La pieuvre n'est donc pas facile à contrôler du fait de ses nombreuses tentacules et de la densité historique de la crise qui se joue sous nos yeux. Il est seulement dommage que 50 ans après les Indépendances, ce soit la France qui donne encore le coup de gong. Et que nos troupes ne s'engagent dans la bataille qu'après les rafales françaises. Sur le plan des symboles et même des véritables rapports de forces, il faut bien se rendre à l'évidence : nous avons encore du chemin à faire. La dislocation de l’État malien par des ''katiba'', pour encore parler comme Ruffin, révèle les fragilités de nos si jeunes républiques.

 

Il faudra cependant saluer la volonté politique exprimée par le Sénégal qui a pris le risque de s'engager dans une guerre qui peut avoir des conséquences pour notre pays. Comment ne pas relever que la Mauritanie, pays frontalier, n'a pas voulu franchir le Rubicon ? L'histoire qui lie les peuples malien et sénégalais est si profonde que se croiser les bras serait criminel.
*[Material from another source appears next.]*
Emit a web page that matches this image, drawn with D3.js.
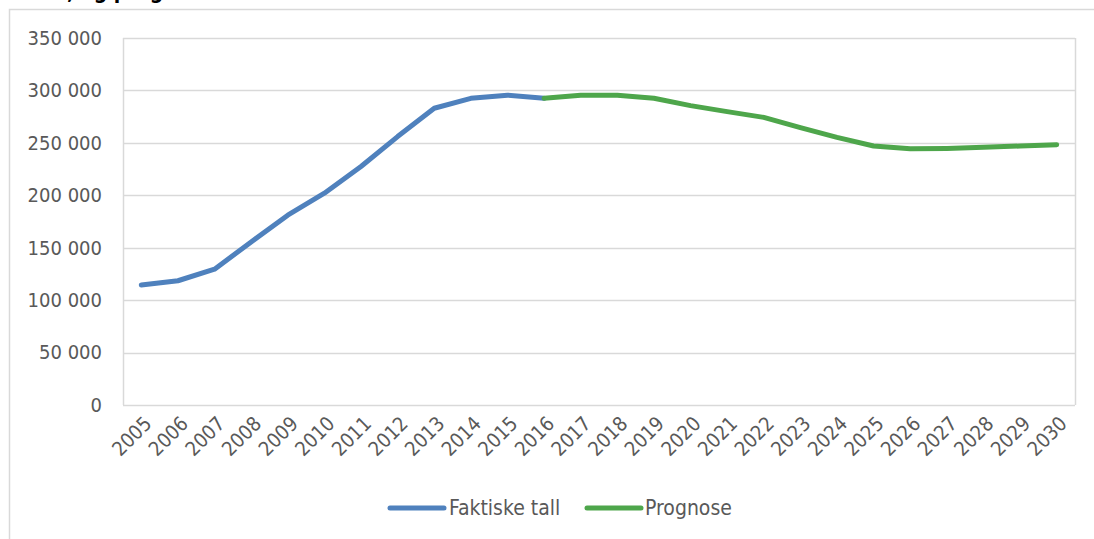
<!DOCTYPE html>
<html>
<head>
<meta charset="utf-8">
<script src="https://cdn.jsdelivr.net/npm/d3@7/dist/d3.min.js"></script>
<style>
  body { margin: 0; background: #fff; }
  svg { display: block; }
</style>
</head>
<body>
<div class="wrap"></div>
<script>
const years = ["2005","2006","2007","2008","2009","2010","2011","2012","2013","2014","2015","2016","2017",
  "2018","2019","2020","2021","2022","2023","2024","2025","2026","2027","2028","2029","2030"];
// faktiske tall 2005-2016
const actualYears = years.slice(0, 12);
const actualValues = [114500, 118500, 129500, 155500, 181000, 202000, 227500, 256000, 283000, 292500, 295500, 292500];
// prognose 2016-2030
const forecastYears = years.slice(11);
const forecastValues = [292500, 295300, 295500, 292500, 285500, 279800, 274300, 264500, 255200, 247000, 244300, 244700, 245700, 247000, 248200];
const yTicks = [0, 50000, 100000, 150000, 200000, 250000, 300000, 350000];
const seriesNames = ["Faktiske tall", "Prognose"];
const colors = ["#4f81bd", "#4ea64b"];

const W = 1094, H = 539;
const font = "'DejaVu Sans Condensed', 'DejaVu Sans', sans-serif";
const plot = {left: 123, right: 1075, top: 38, bottom: 405};

const svg = d3.select(".wrap").append("svg")
    .attr("width", W).attr("height", H)
    .attr("viewBox", [0, 0, W, H]);

// ytre ramme (beskåret)
svg.append("path")
    .attr("d", "M9.5," + H + "V9.5H" + W)
    .attr("fill", "none")
    .attr("stroke", "#d9d9d9")
    .attr("stroke-width", 1.5);

// tittel, nesten helt utenfor bildet
svg.append("text")
    .attr("x", 67).attr("y", -1)
    .attr("font-family", font)
    .attr("font-weight", "bold")
    .attr("font-size", 21)
    .attr("fill", "#000")
    .text(", og prognose");

const x = d3.scalePoint().domain(years).range([plot.left, plot.right]).padding(0.5);
const y = d3.scaleLinear().domain([0, 350000]).range([plot.bottom, plot.top]);

// rutenett
svg.append("g")
    .selectAll("line")
    .data(yTicks)
    .join("line")
    .attr("x1", plot.left).attr("x2", plot.right)
    .attr("y1", d => Math.round(y(d)) + 0.5).attr("y2", d => Math.round(y(d)) + 0.5)
    .attr("stroke", "#d9d9d9")
    .attr("stroke-width", 1.5);

[plot.left, plot.right].forEach(px => {
  svg.append("line")
      .attr("x1", px + 0.5).attr("x2", px + 0.5)
      .attr("y1", plot.top).attr("y2", plot.bottom)
      .attr("stroke", "#d9d9d9")
      .attr("stroke-width", 1.5);
});

// y-akse
const fmt = v => d3.format(",")(v).replace(/,/g, " ");
const yAxis = d3.axisLeft(y).tickValues(yTicks).tickFormat(fmt).tickSize(0).tickPadding(21);
svg.append("g")
    .attr("transform", "translate(" + plot.left + ",0)")
    .call(yAxis)
    .call(g => g.select(".domain").remove())
    .selectAll("text")
    .attr("font-family", font)
    .attr("font-size", 20)
    .attr("fill", "#595959");

// x-akse
const xAxis = d3.axisBottom(x).tickSize(0).tickPadding(0);
svg.append("g")
    .attr("transform", "translate(0," + plot.bottom + ")")
    .call(xAxis)
    .call(g => g.select(".domain").remove())
    .selectAll("text")
    .attr("font-family", font)
    .attr("font-size", 20)
    .attr("fill", "#595959")
    .attr("dy", null)
    .attr("y", 0)
    .style("text-anchor", "end")
    .attr("transform", "translate(11,20) rotate(-45)");

// linjer
const line = d3.line().x(d => x(d[0])).y(d => y(d[1]));
const series = [
  d3.zip(actualYears, actualValues),
  d3.zip(forecastYears, forecastValues)
];
series.forEach((s, i) => {
  svg.append("path")
      .datum(s)
      .attr("d", line)
      .attr("fill", "none")
      .attr("stroke", colors[i])
      .attr("stroke-width", 5)
      .attr("stroke-linejoin", "round")
      .attr("stroke-linecap", "round");
});

// tegnforklaring
const legendY = 508;
const legendItems = [{x: 390, tx: 449}, {x: 587, tx: 645}];
legendItems.forEach((it, i) => {
  svg.append("line")
      .attr("x1", it.x).attr("x2", it.x + 54)
      .attr("y1", legendY).attr("y2", legendY)
      .attr("stroke", colors[i])
      .attr("stroke-width", 5)
      .attr("stroke-linecap", "round");
  svg.append("text")
      .attr("x", it.tx).attr("y", legendY)
      .attr("dy", "0.35em")
      .attr("font-family", font)
      .attr("font-size", 21)
      .attr("fill", "#595959")
      .text(seriesNames[i]);
});
</script>
</body>
</html>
Nos drapeaux affichent les mêmes couleurs. Nos liens transcendent les seules relations économiques et prennent leurs sources dans nos histoires communes. Si lointaines. Bien au-delà des ''jihad'' d'El Hadj Omar Foutiyou Tall. Nous sommes les seuls pays au monde à partager la même devise : ''Un peuple, un but, une foi'' alors que nous aurions pu garder des liens encore plus forts si la Fédération du Mali n'avait pas volé en éclats en 1960. Ne faut-il pas aussi rappelé que le dernier Président du Mali avant le coup d'Etat du 22 mars 2012, Amadou Toumani Touré, a été exfiltré de Bamako par le Sénégal ? Il vit depuis lors en exil à Dakar.